China was on the front pages because of Tiananmen Square rather than as a retail destination for global store groups and the controversy surrounding Salman Rushdie’s The Satanic Verses was in full swing.
It was 1989 and what’s now Majestic was losing money. In the intervening years How, who revealed on Monday that he would stand down within the next year, worked magic.
He has created a widely admired specialist business that has thrived, despite facing the same threat from supermarkets that derailed other small retailers. Quality and variety of stock and a business model built around selling by the case have been critical to turning Majestic into a national brand, but one of the real appeals to well-heeled customers has been outstanding service standards. Majestic was also early to embrace the multichannel opportunity – by 2007, the retailer was taking 100,000 online orders a year.
How floated Majestic on AIM in 1996. At£148 million, the retailer’s capitalisation today is higher than some well-known names on the main market, such as French Connection, reflecting how handsomely it has rewarded investors.
Few retail chief executives have been in post as long as the unassuming but puckish How, so investors may be nervy about his exit. But it looks as if the handover will be handled with the quiet efficiency that characterises Majestic.
Steve Lewis will become chief executive and has worked for Majestic even longer than How, having joined as a graduate trainee in 1985 and risen to chief operating officer.
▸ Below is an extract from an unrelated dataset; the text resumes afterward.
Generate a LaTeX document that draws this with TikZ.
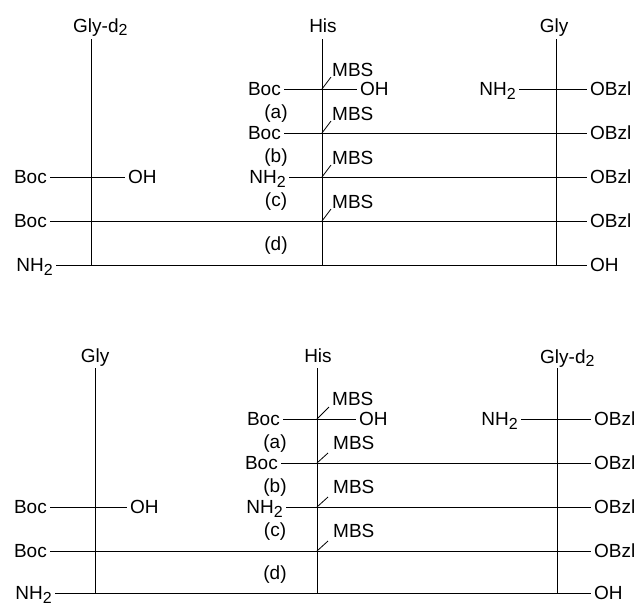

In some circumstances, the appointment of a veteran internal candidate to the top job would go down like a glass of warm Liebfraumilch. In the case of Majestic, it’s testament to the strength and culture of the business. Investors will feel pretty confident that they can look forward to more of the same – a combination of focus on the existing business, commonsense financial discipline and a healthy dash of innovation.
Majestic can’t afford to stand still. Last Christmas was not quite as good as had been hoped beforehand, reflecting the jittery consumer climate.
But Majestic’s success to date is evidence that specialist retailers can survive and thrive. Majestic chairman Simon Burke described How as “a truly great chief executive”. Investors would agree and will raise a glass to his happy retirement and Lewis’s success.